Copy the lines holding the word "with", all of them.

• _EXERCISE MATERIALS_:
* * * *

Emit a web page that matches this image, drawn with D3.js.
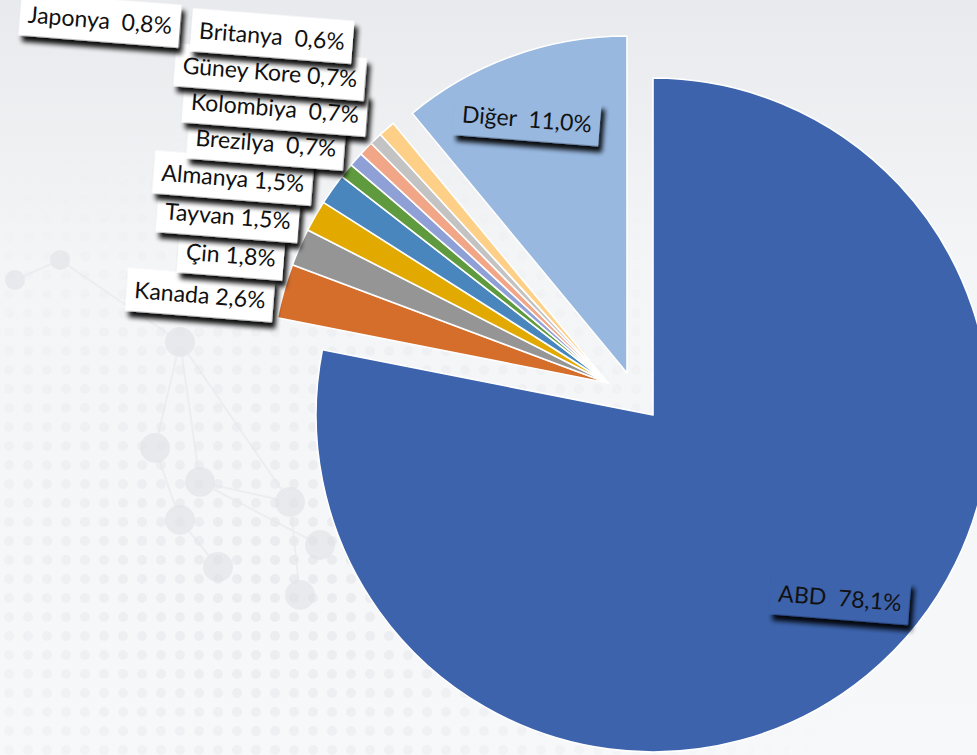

* * * *

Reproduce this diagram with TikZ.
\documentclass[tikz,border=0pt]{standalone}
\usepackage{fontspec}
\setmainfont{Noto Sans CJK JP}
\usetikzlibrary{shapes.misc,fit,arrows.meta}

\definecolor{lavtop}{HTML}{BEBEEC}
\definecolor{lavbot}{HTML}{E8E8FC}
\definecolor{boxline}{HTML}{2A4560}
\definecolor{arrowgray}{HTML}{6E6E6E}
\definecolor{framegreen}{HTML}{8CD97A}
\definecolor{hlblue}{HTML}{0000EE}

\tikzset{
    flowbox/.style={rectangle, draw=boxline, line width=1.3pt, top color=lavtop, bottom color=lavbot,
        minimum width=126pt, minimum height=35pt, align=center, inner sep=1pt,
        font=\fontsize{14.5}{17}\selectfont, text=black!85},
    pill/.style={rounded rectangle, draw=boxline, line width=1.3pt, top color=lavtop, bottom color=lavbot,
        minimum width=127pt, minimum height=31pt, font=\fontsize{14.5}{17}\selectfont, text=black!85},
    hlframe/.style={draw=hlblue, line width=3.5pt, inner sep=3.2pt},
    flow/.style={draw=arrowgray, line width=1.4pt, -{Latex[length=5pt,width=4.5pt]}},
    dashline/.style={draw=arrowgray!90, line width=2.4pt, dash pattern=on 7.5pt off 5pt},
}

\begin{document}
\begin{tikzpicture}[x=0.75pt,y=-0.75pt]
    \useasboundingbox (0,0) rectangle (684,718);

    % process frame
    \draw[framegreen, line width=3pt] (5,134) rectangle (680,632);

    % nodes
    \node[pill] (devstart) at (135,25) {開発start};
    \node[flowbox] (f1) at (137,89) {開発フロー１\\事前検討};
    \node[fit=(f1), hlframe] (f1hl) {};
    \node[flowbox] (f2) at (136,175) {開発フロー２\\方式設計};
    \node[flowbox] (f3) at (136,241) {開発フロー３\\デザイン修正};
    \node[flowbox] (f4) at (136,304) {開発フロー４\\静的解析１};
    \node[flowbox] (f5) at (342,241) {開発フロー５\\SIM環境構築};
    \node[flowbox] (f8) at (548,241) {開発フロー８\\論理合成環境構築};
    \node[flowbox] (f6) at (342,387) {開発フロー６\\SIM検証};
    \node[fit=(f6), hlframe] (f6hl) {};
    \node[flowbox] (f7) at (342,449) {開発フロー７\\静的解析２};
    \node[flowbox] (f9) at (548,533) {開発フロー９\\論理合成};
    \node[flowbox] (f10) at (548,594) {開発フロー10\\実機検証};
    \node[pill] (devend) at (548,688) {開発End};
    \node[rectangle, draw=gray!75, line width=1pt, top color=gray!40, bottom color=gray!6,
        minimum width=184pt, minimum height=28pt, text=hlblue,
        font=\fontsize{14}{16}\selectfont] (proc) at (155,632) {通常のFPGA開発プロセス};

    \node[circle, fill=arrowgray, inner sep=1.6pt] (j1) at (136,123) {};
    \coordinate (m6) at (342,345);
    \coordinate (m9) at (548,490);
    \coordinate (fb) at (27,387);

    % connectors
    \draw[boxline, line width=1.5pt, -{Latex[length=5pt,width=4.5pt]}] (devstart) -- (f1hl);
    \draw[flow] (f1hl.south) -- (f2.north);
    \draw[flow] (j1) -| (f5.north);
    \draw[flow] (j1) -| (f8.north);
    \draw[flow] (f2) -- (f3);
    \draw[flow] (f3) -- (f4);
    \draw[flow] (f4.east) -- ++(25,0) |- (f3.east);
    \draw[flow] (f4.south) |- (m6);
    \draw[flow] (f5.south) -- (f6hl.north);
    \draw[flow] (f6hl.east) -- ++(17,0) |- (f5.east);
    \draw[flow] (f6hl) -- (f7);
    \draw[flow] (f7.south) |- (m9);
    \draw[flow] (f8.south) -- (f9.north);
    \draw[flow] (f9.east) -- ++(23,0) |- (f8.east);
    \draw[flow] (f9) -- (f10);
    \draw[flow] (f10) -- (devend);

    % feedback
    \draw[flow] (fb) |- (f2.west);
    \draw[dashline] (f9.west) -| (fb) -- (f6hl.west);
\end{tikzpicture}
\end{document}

* * * *

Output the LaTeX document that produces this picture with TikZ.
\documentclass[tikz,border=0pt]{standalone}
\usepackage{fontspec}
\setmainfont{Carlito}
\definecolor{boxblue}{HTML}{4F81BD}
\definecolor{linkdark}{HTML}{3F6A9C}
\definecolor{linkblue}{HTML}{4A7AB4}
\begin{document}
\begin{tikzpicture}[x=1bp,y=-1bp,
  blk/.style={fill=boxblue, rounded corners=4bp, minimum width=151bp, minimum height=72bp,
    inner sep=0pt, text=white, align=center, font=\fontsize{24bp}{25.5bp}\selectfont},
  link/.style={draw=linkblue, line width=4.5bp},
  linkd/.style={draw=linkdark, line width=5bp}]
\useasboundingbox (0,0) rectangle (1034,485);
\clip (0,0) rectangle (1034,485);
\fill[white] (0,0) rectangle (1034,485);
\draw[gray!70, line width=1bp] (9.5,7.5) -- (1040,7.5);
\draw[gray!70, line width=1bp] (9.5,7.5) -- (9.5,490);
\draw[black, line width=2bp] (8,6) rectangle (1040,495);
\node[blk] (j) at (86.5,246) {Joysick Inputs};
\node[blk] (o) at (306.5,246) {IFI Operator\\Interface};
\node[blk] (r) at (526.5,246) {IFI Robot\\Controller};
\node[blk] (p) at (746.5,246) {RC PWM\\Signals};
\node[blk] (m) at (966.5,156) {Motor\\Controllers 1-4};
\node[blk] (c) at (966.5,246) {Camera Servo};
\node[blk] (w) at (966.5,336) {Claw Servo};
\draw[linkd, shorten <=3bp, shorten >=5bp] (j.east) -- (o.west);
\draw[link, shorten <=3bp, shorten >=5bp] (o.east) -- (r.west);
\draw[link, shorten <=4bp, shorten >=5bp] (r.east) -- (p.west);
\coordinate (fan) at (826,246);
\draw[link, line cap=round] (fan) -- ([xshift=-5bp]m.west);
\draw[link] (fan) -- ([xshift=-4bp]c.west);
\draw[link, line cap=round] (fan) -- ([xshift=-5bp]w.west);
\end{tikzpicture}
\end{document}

* * * *

• _CORRECT OUTPUT_:
Emit a web page that matches this image, drawn with D3.js.
Reproduce this diagram with TikZ.
Output the LaTeX document that produces this picture with TikZ.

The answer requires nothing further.